Die Bundesregierung investiere in diesem Jahr gut 100 Milliarden Euro, erklärte Scholz. "Wir investieren nicht mit der Gießkanne, sondern gezielt dort, wo die Grundlage für volkswirtschaftliches Wachstum besteht: in Glasfaserleitungen, in die Erneuerung der Schienen, bessere Straßen und neue Brücken, in ein flächendeckendes Ladesäulennetz, den Wasserstoffhochlauf, die Transformation von Industrieprozessen, in energetische Gebäudesanierung und die Förderung von Mikroelektronik."

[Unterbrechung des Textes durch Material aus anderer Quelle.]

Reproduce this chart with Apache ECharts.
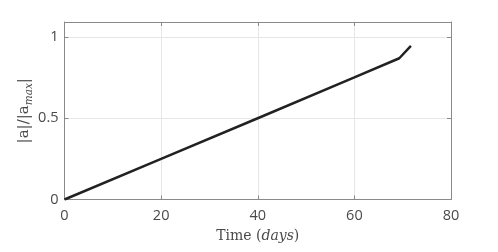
<!DOCTYPE html>
<html><head><meta charset="utf-8">
<script src="https://cdn.jsdelivr.net/npm/echarts@6/dist/echarts.min.js"></script>
<style>html,body{margin:0;padding:0;background:#fff}#c{width:498px;height:252px}</style>
</head><body><div id="c"></div>
<script>
const timeDays = [0, 20, 40, 60, 69.3, 71.7];
const accelRatio = [0, 0.25, 0.5, 0.751, 0.869, 0.945];
const xTicks = [0, 20, 40, 60, 80];
const yTicks = [0, 0.5, 1];

const chart = echarts.init(document.getElementById('c'));
const axisCol = '#8a8a8a';
const labCol = '#4a4a4a';
const tickFont = {color: labCol, fontSize: 14.5, fontFamily: 'Open Sans, sans-serif'};
chart.setOption({
  animation: false,
  grid: {left: 64.5, right: 47, top: 22, bottom: 52.5},
  xAxis: [{
    type: 'value', min: 0, max: 80, interval: 20,
    axisLine: {onZero: false, lineStyle: {color: axisCol}},
    axisTick: {inside: true, length: 4, lineStyle: {color: axisCol}},
    splitLine: {show: true, lineStyle: {color: '#e6e6e6'}},
    axisLabel: Object.assign({margin: 9, formatter: v => xTicks.includes(v) ? String(v) : ''}, tickFont),
    name: '{n|Time (}{i|days}{n|)}', nameLocation: 'middle', nameGap: 30,
    nameTextStyle: {rich: {
      n: {fontFamily: 'DejaVu Serif, serif', fontSize: 14, color: labCol},
      i: {fontFamily: 'DejaVu Serif, serif', fontStyle: 'italic', fontSize: 14, color: labCol}
    }}
  }, {
    type: 'value', min: 0, max: 80, interval: 20, position: 'top',
    axisLine: {show: true, onZero: false, lineStyle: {color: axisCol}},
    axisTick: {show: true, inside: true, length: 4, lineStyle: {color: axisCol}},
    axisLabel: {show: false}, splitLine: {show: false}
  }],
  yAxis: [{
    type: 'value', min: 0, max: 1.092, interval: 0.5,
    axisLine: {show: true, onZero: false, lineStyle: {color: axisCol}},
    axisTick: {show: true, inside: true, length: 4, lineStyle: {color: axisCol}},
    splitLine: {show: true, lineStyle: {color: '#e6e6e6'}},
    axisLabel: Object.assign({margin: 6, formatter: v => yTicks.includes(v) ? String(v) : ''}, tickFont),
    name: '{n||a|/|a}{s|max}{n||}', nameLocation: 'middle', nameGap: 30, nameRotate: 90,
    nameMoveOverlap: false,
    nameTextStyle: {rich: {
      n: {fontFamily: 'DejaVu Serif, serif', fontSize: 15, color: labCol, lineHeight: 20, verticalAlign: 'middle'},
      s: {fontFamily: 'DejaVu Serif, serif', fontStyle: 'italic', fontSize: 10.5, color: labCol, lineHeight: 20, verticalAlign: 'bottom', padding: [6, 0, 0, 0]}
    }}
  }, {
    type: 'value', min: 0, max: 1.092, interval: 0.5, position: 'right',
    axisLine: {show: true, onZero: false, lineStyle: {color: axisCol}},
    axisTick: {show: true, inside: true, length: 4, lineStyle: {color: axisCol}},
    axisLabel: {show: false}, splitLine: {show: false}
  }],
  series: [{
    type: 'line', xAxisIndex: 0, yAxisIndex: 0,
    data: timeDays.map((t, i) => [t, accelRatio[i]]),
    showSymbol: false, symbol: 'none',
    lineStyle: {color: '#222', width: 2.5}
  }]
});
</script></body></html>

Der Erfolg der Investitionen sei gerade in Ostdeutschland sichtbar. Als Beispiele zählte Scholz Tesla, CATL und Infineon, Intel, Amazon und TSMC auf, die sich für Milliardeninvestitionen in Ostdeutschland entschieden hätten, auch wegen der dortigen Standortstärken: gute Hochschulen und Forschungseinrichtungen, Gewerbeflächen in Größenordnungen, die es in den anderen Ländern oft gar nicht mehr gibt. Hinzu kämen Arbeitnehmerinnen und Arbeitnehmer, die technologieinteressiert und industriefreundlich seien. Ein weiterer Standortvorteil seien die Erneuerbaren Energien, deren Gewicht zu zukünftigen Ansiedlungsentscheidungen weiter steigen werde.

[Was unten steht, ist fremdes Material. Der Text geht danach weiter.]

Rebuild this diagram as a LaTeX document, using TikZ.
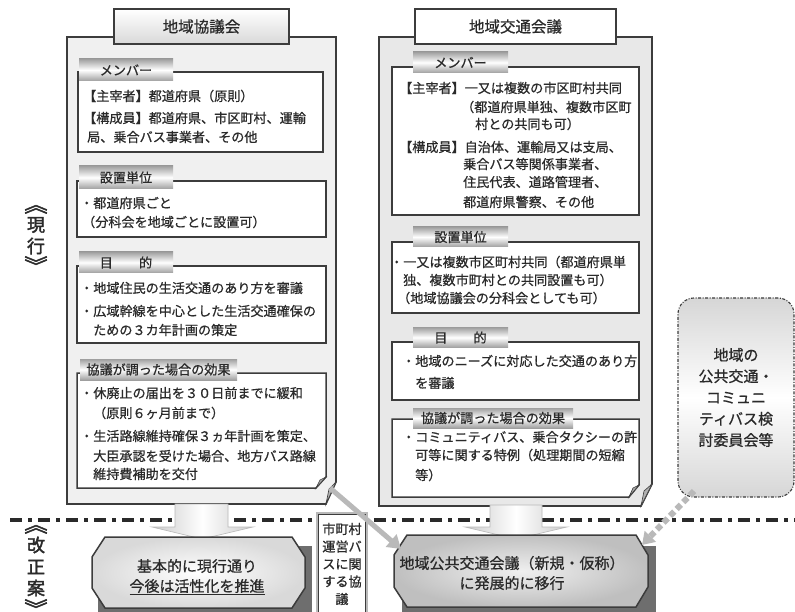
\documentclass[tikz,border=0pt]{standalone}
\usepackage{fontspec}
\setmainfont{Noto Sans CJK JP}[FakeBold=0.7]
\newfontfamily\vfont{Noto Sans CJK JP}[FakeBold=2.2]
\usetikzlibrary{arrows.meta}
\definecolor{ink}{HTML}{2A2A2A}
\definecolor{frame}{HTML}{3C3C3C}
\definecolor{shadowc}{HTML}{6E6E6E}
\newcommand\vbra[1]{\smash{\scalebox{1.3}[1.1]{#1}}}
\tikzset{
  txt/.style={anchor=west, inner sep=0pt, font=\fontsize{13.1}{15}\selectfont, text=ink},
  bigbox/.style={draw=frame, line width=1.6pt},
  secbox/.style={draw=frame, line width=1.5pt, fill=white},
  sectab/.style={top color=gray!75, bottom color=gray!75, middle color=white, inner sep=0pt,
    font=\fontsize{13.1}{15}\selectfont, text=ink},
  titletab/.style={draw=frame, line width=2pt, inner sep=0pt, font=\fontsize{15.5}{18}\selectfont, text=ink},
  fold/.style={fill=gray!60, draw=frame, line width=0.6pt},
  downarrow/.style={left color=gray!40, right color=gray!40, middle color=white, draw=gray!55, line width=0.6pt},
  octagon/.style={draw=frame, line width=1.5pt},
  octtext/.style={align=center, inner sep=0pt, font=\fontsize{15}{20}\selectfont, text=ink},
  vlabel/.style={inner sep=0pt, font=\vfont\fontsize{18}{19}\selectfont, text=ink},
  vbracket/.style={vlabel, anchor=base},
  sepline/.style={line width=3.5pt, draw=ink, dash pattern=on 12pt off 6pt on 4pt off 6pt},
  grayarrow/.style={line width=5pt, draw=gray!55, -{Triangle[length=13pt,width=16pt,fill=gray!55]}},
  dotarrow/.style={line width=6pt, draw=gray!55, dash pattern=on 6pt off 3.5pt, -{Triangle[length=12pt,width=15pt,fill=gray!55]}},
}
\begin{document}
\begin{tikzpicture}[x=1pt,y=-1pt]
\useasboundingbox (0,0) rectangle (795,612);
\fill[white] (0,0) rectangle (795,612);

% ---------------- big boxes ----------------
\draw[bigbox, fill=gray!12] (67,37) -- (336,37) -- (336,482) -- (326,504) -- (67,504) -- cycle;
\draw[fold] (336,482) -- (326,504) -- (329,489) -- cycle;
\draw[bigbox, fill=gray!18] (379,37) -- (652,37) -- (652,484) -- (641,506) -- (379,506) -- cycle;
\draw[fold] (652,484) -- (641,506) -- (644,491) -- cycle;

\node[titletab, top color=white, bottom color=gray!30, minimum width=175pt, minimum height=35pt] (ltitle) at (201.5,26.5) {地域協議会};
\node[titletab, fill=white, minimum width=201pt, minimum height=35pt] (rtitle) at (515.5,26.5) {地域交通会議};

% ---------------- left sections ----------------
\draw[secbox] (78,72) rectangle (323,152);
\node[sectab, minimum width=94pt, minimum height=22pt] (l1tab) at (126,70) {メンバー};
\node[txt] (l1a) at (83,96) {【主宰者】都道府県（原則）};
\node[txt] (l1b) at (83,118) {【構成員】都道府県、市区町村、運輸};
\node[txt] (l1c) at (87,137) {局、乗合バス事業者、その他};

\draw[secbox] (77,181) rectangle (326,237);
\node[sectab, minimum width=94pt, minimum height=23pt] (l2tab) at (126,177.5) {設置単位};
\node[txt] (l2a) at (80,203) {・都道府県ごと};
\node[txt] (l2b) at (82,222) {（分科会を地域ごとに設置可）};

\draw[secbox] (77,266) rectangle (326,343);
\node[sectab, minimum width=94pt, minimum height=21pt] (l3tab) at (126,262.5) {目　　的};
\node[txt] (l3a) at (80,288) {・地域住民の生活交通のあり方を審議};
\node[txt] (l3b) at (80,311) {・広域幹線を中心とした生活交通確保の};
\node[txt] (l3c) at (93,330) {ための３カ年計画の策定};

\draw[secbox] (77,373) -- (326,373) -- (326,477) -- (316,488) -- (77,488) -- cycle;
\draw[fold, fill=gray!70] (326,477) -- (316,488) -- (320,480) -- cycle;
\node[sectab, minimum width=157pt, minimum height=21pt] (l4tab) at (158.5,369.5) {協議が調った場合の効果};
\node[txt] (l4a) at (80,393) {・休廃止の届出を３０日前までに緩和};
\node[txt] (l4b) at (93,413) {（原則６ヶ月前まで）};
\node[txt] (l4c) at (80,436) {・生活路線維持確保３ヵ年計画を策定、};
\node[txt] (l4d) at (93,456) {大臣承認を受けた場合、地方バス路線};
\node[txt] (l4e) at (93,474) {維持費補助を交付};

% ---------------- right sections ----------------
\draw[secbox] (392,67) rectangle (639,215);
\node[sectab, minimum width=95pt, minimum height=21pt] (r1tab) at (460.5,62.5) {メンバー};
\node[txt] (r1a) at (399,88) {【主宰者】一又は複数の市区町村共同};
\node[txt] (r1b) at (461,107) {（都道府県単独、複数市区町};
\node[txt] (r1c) at (475,124) {村との共同も可）};
\node[txt] (r1d) at (399,147) {【構成員】自治体、運輸局又は支局、};
\node[txt] (r1e) at (463,164) {乗合バス等関係事業者、};
\node[txt] (r1f) at (463,182) {住民代表、道路管理者、};
\node[txt] (r1g) at (463,202) {都道府県警察、その他};

\draw[secbox] (392,242) rectangle (639,313);
\node[sectab, minimum width=95pt, minimum height=20pt] (r2tab) at (460.5,237) {設置単位};
\node[txt] (r2a) at (390,262) {・一又は複数市区町村共同（都道府県単};
\node[txt] (r2b) at (403,280) {独、複数市町村との共同設置も可）};
\node[txt] (r2c) at (397,298) {（地域協議会の分科会としても可）};

\draw[secbox] (392,342) rectangle (639,400);
\node[sectab, minimum width=95pt, minimum height=20pt] (r3tab) at (460.5,337.5) {目　　的};
\node[txt] (r3a) at (402,361) {・地域のニーズに対応した交通のあり方};
\node[txt] (r3b) at (415,383) {を審議};

\draw[secbox] (392,419) -- (639,419) -- (639,485) -- (629,497) -- (392,497) -- cycle;
\draw[fold, fill=gray!70] (639,485) -- (629,497) -- (633,488) -- cycle;
\node[sectab, minimum width=160pt, minimum height=20pt] (r4tab) at (493,418) {協議が調った場合の効果};
\node[txt] (r4a) at (402,437) {・コミュニティバス、乗合タクシーの許};
\node[txt] (r4b) at (415,455) {可等に関する特例（処理期間の短縮};
\node[txt] (r4c) at (415,475) {等）};

% ---------------- side panel ----------------
\node[draw=frame, line width=1.1pt, dash pattern=on 3pt off 1.5pt on 1pt off 1.5pt,
      rounded corners=16pt, top color=gray!32, bottom color=gray!32, middle color=white,
      minimum width=116pt, minimum height=199pt, align=center,
      font=\fontsize{15}{21.3}\selectfont, text=ink] (panel) at (736,397.5)
      {地域の\\公共交通・\\コミュニ\\ティバス検\\討委員会等};

% ---------------- vertical labels ----------------
\node[vbracket] (nowA) at (36,212) {\vbra{︽}};
\node[vlabel] (nowB) at (36,225) {現};
\node[vlabel] (nowC) at (36,246) {行};
\node[vbracket] (nowD) at (36,273) {\vbra{︾}};
\node[vbracket] (planA) at (36,532) {\vbra{︽}};
\node[vlabel] (planB) at (36,545) {改};
\node[vlabel] (planC) at (36,567) {正};
\node[vlabel] (planD) at (36,588) {案};
\node[vbracket] (planE) at (36,616) {\vbra{︾}};

% ---------------- separator ----------------
\coordinate (sepL) at (10,520);
\coordinate (sepR) at (795,520);
\draw[sepline] (sepL) -- (sepR);

% ---------------- down arrows ----------------
\path[downarrow] (175,504) -- (228,504) -- (228,527) -- (253,527) -- (202,539) -- (152,527) -- (175,527) -- cycle;
\path[downarrow] (490,505) -- (542,505) -- (542,527) -- (567,527) -- (516,539) -- (465,527) -- (490,527) -- cycle;

% ---------------- lower octagons ----------------
\fill[shadowc] (98,546) rectangle (312,616);
\path[octagon, inner color=white, outer color=gray!30]
  (105,537) -- (292,537) -- (305,557) -- (305,588) -- (292,608) -- (105,608) -- (92,588) -- (92,557) -- cycle;
\node[octtext] (ltext) at (197,577) {基本的に現行通り\\\underline{今後は活性化を推進}};

\fill[shadowc] (402,546) rectangle (656,616);
\path[octagon, inner color=gray!12, outer color=gray!50]
  (407,535) -- (636,535) -- (648,555) -- (648,587) -- (636,607) -- (407,607) -- (394,587) -- (394,555) -- cycle;
\node[octtext] (rtext) at (512,573) {地域公共交通会議（新規・仮称）\\に発展的に移行};

% ---------------- middle box ----------------
\node[draw=gray!55, line width=2.5pt, fill=white, minimum width=50pt, minimum height=102pt,
      align=center, inner sep=0pt, font=\fontsize{13.1}{17.5}\selectfont, text=ink] (mid) at (342,564)
      {市町村\\運営バ\\スに関\\する協\\議};
\draw[frame, line width=0.6pt] (318.5,514.5) rectangle (365.5,616);

% ---------------- connectors ----------------
\coordinate (lcorner) at (330,488);
\coordinate (rotl) at (401,549);
\coordinate (pfoot) at (694,491);
\coordinate (rotr) at (642,545);
\draw[grayarrow] (lcorner) -- (rotl);
\draw[dotarrow] (pfoot) -- (rotr);
\end{tikzpicture}
\end{document}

Dafür müsse der Ausbau der erneuerbaren Energien Hand in Hand mit dem Netzausbau gehen. Hier lobte Scholz das Land Brandenburg, dessen Regierung sich mit den Verteilnetzbetreibern auf ein gemeinsames Programm geeinigt habe, um Planungs- und Genehmigungszeiten deutlich zu verkürzen.

Bei dem schnellen Tempo – das Wirtschaftsforum trug zudem das Motto "fast forward" – plage viele Bürgerinnen und Bürger, die Sorge, abgehängt zu werden und die Kontrolle zu verlieren, räumte Scholz ein. Ihn erinnere das an ein nun fast 100 Jahre altes Gedicht des gebürtigen Dresdners Erich Kästner: "Der Globus dreht sich. Und wir dreh’n uns mit. Die Zeit fährt Auto. Doch kein Mensch kann lenken." Daraus schloss Scholz, Zeiten großer Veränderung seien schon immer Zeiten großer Unsicherheit über die Zukunft gewesen.

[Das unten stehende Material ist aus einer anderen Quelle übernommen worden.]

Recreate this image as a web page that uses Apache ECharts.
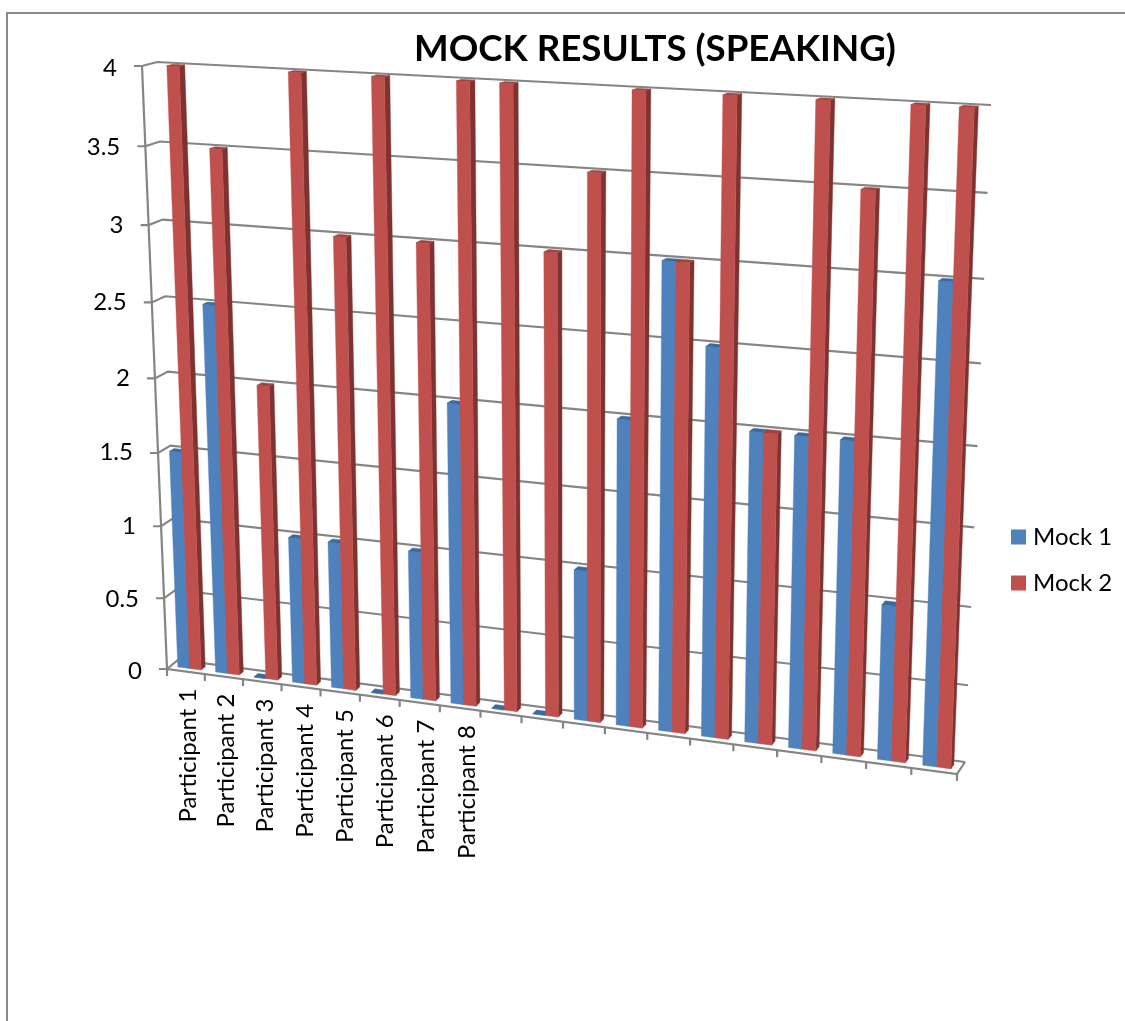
<!DOCTYPE html>
<html>
<head>
<meta charset="utf-8">
<style>html,body{margin:0;padding:0;background:#fff}#chart{width:1125px;height:1021px}</style>
<script src="https://cdn.jsdelivr.net/npm/echarts@6/dist/echarts.min.js"></script>
</head>
<body>
<div id="chart"></div>
<script>
const titleText = 'MOCK RESULTS (SPEAKING)';
const categories = ['Participant 1','Participant 2','Participant 3','Participant 4','Participant 5','Participant 6','Participant 7','Participant 8','','','','','','','','','','',''];
const mock1 = [1.5,2.5,0,1,1,0,1,2,0,0,1,2,3,2.5,2,2,2,1,3];
const mock2 = [4,3.5,2,4,3,4,3,4,4,3,3.5,4,3,4,2,4,3.5,4,4];
const yTicks = [0,0.5,1,1.5,2,2.5,3,3.5,4];

// Perspective of the 3D box: the corners that the flat axes are projected onto
const frontQuad = [[167,669],[957,774],[980,110],[142,66]];
const backQuad  = [[178,660],[965,762],[991,105],[157,62]];
const heightBend = 0.016;
const barDepth = [0.33, 0.7];
const barSpan = 0.31;
const FONT = 'Lato';
const GRID = '#858585';

function homography(q){
  const [x0,y0]=q[0],[x1,y1]=q[1],[x2,y2]=q[2],[x3,y3]=q[3];
  const dx1=x1-x2,dx2=x3-x2,sx=x0-x1+x2-x3,dy1=y1-y2,dy2=y3-y2,sy=y0-y1+y2-y3;
  const den=dx1*dy2-dx2*dy1;
  const g=(sx*dy2-dx2*sy)/den,h=(dx1*sy-sx*dy1)/den;
  const a=x1-x0+g*x1,b=x3-x0+h*x3,d=y1-y0+g*y1,e=y3-y0+h*y3;
  return (u,v)=>{const w=g*u+h*v+1;return [(a*u+b*v+x0)/w,(d*u+e*v+y0)/w];};
}
const front=homography(frontQuad), back=homography(backQuad);
// s, t are fractions of the flat grid rectangle; depth 0 = front plane, 1 = back wall
function project(s,t,depth){
  const tb=t-heightBend*t*(1-t);
  const f=front(s,tb), b=back(s,tb);
  return [f[0]+(b[0]-f[0])*depth, f[1]+(b[1]-f[1])*depth];
}
function fractions(params,pt){
  const c=params.coordSys;
  return [(pt[0]-c.x)/c.width,(c.y+c.height-pt[1])/c.height];
}
function poly(points,fill){
  return {type:'polygon',shape:{points},style:{fill,stroke:fill,lineWidth:0.4}};
}
function line(points){
  return {type:'polyline',shape:{points},style:{fill:null,stroke:GRID,lineWidth:2.2}};
}
function barRenderer(side,colors){
  return function(params,api){
    const centre=api.coord([api.value(0),0]);
    const top=api.coord([api.value(0),api.value(1)]);
    const band=api.size([1,0])[0];
    const a=centre[0]+(side<0?-barSpan:0)*band, b=centre[0]+(side<0?0:barSpan)*band;
    const sa=fractions(params,[a,centre[1]])[0], sb=fractions(params,[b,centre[1]])[0];
    const t=fractions(params,top)[1];
    const d0=barDepth[0], d1=barDepth[1];
    return {type:'group',children:[
      poly([project(sb,0,d0),project(sb,0,d1),project(sb,t,d1),project(sb,t,d0)],colors.side),
      poly([project(sa,0,d0),project(sb,0,d0),project(sb,t,d0),project(sa,t,d0)],colors.front),
      poly([project(sa,t,d0),project(sb,t,d0),project(sb,t,d1),project(sa,t,d1)],colors.top)
    ]};
  };
}
function yGridRenderer(params,api){
  const t=fractions(params,api.coord([0,api.value(0)]))[1];
  const p=project(0,t,0), q=project(0,t,1), r=project(1,t,1);
  const lab=front(0,t);
  return {type:'group',children:[
    line([[p[0]-8,p[1]],p,q,r]),
    {type:'text',style:{text:String(api.value(0)),x:lab[0]-25,y:lab[1]+2,align:'right',verticalAlign:'middle',fontFamily:FONT,fontSize:24,fill:'#000'}}
  ]};
}
function frameRenderer(params,api){
  return {type:'group',children:[
    line([project(0,1,0),project(0,0,0),project(1,0,0),project(1,0,1)])
  ]};
}
function xTickRenderer(params,api){
  const i=api.value(0), c=api.coord([i,0]), band=api.size([1,0])[0];
  const s=fractions(params,[c[0]-band/2,c[1]])[0];
  const p=project(s,0,0);
  const children=[line([p,[p[0],p[1]+7]])];
  if(i===categories.length-1){
    const e=project(1,0,0);
    children.push(line([e,[e[0],e[1]+7]]));
  }
  const label=categories[i];
  if(label){
    const m=project(fractions(params,c)[0],0,0);
    children.push({type:'text',x:m[0]+2+i*0.7,y:m[1]+17,rotation:Math.PI/2,
      style:{text:label,x:0,y:0,align:'right',verticalAlign:'middle',fontFamily:FONT,fontSize:24,fill:'#000'}});
  }
  return {type:'group',children};
}
const chart=echarts.init(document.getElementById('chart'),null,{renderer:'canvas',width:1125,height:1021});
const idx=categories.map((_,i)=>i);
chart.setOption({
  animation:false,
  backgroundColor:'#fff',
  title:{text:titleText,left:414,top:31,padding:0,textStyle:{fontFamily:FONT,fontWeight:'bold',fontSize:36.7,color:'#000'}},
  legend:{orient:'vertical',left:1006,top:520,icon:'rect',itemWidth:15,itemHeight:15,itemGap:22,
    data:['Mock 1','Mock 2'],selectedMode:false,
    textStyle:{fontFamily:FONT,fontSize:24,color:'#000',padding:[0,0,0,2]}},
  grid:{left:140,top:60,width:850,height:700},
  xAxis:{type:'category',data:categories,show:false},
  yAxis:{type:'value',min:0,max:4,interval:0.5,show:false},
  graphic:[{type:'polyline',shape:{points:[[7,1021],[7,13],[1125,13]]},style:{fill:null,stroke:'#888',lineWidth:2},silent:true}],
  series:[
    {name:'gridlines',type:'custom',renderItem:yGridRenderer,data:yTicks.map(v=>[v]),encode:{y:0},silent:true,clip:false,z:1},
    {name:'frame',type:'custom',renderItem:frameRenderer,data:[[0]],silent:true,clip:false,z:1},
    {name:'xticks',type:'custom',renderItem:xTickRenderer,data:idx.map(i=>[i]),encode:{x:0},silent:true,clip:false,z:1},
    {name:'Mock 1',type:'custom',renderItem:barRenderer(-1,{front:'#4F81BD',side:'#2f5480',top:'#3b6a9f'}),
      data:mock1.map((v,i)=>[i,v]),encode:{x:0,y:1},itemStyle:{color:'#4F81BD'},clip:false,z:2},
    {name:'Mock 2',type:'custom',renderItem:barRenderer(1,{front:'#C0504D',side:'#7f3230',top:'#a3423f'}),
      data:mock2.map((v,i)=>[i,v]),encode:{x:0,y:1},itemStyle:{color:'#C0504D'},clip:false,z:3}
  ]
});
</script>
</body>
</html>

"Das hat wirtschaftliche, das hat gesellschaftliche und das hat politische Auswirkungen", betonte Scholz. Damals wie heute versuchten Extremisten, diese Unsicherheit auszunutzen, Angst und Unruhe zu schüren: "Da werden wirtschaftlich ruinöse Wahnvorstellungen von D-Mark und D-Exit verbreitet. Da werden Wahlplakate abgerissen, da werden Wahlkämpferinnen und Wahlkämpfer angegriffen, da wird die Demokratie verächtlich gemacht." Die Täter sollen sich nicht sicher fühlen, ergänzte Scholz: "Wir werden gegen alle vorgehen und wir werden es nicht akzeptieren, dass solche Gewalt stattfindet."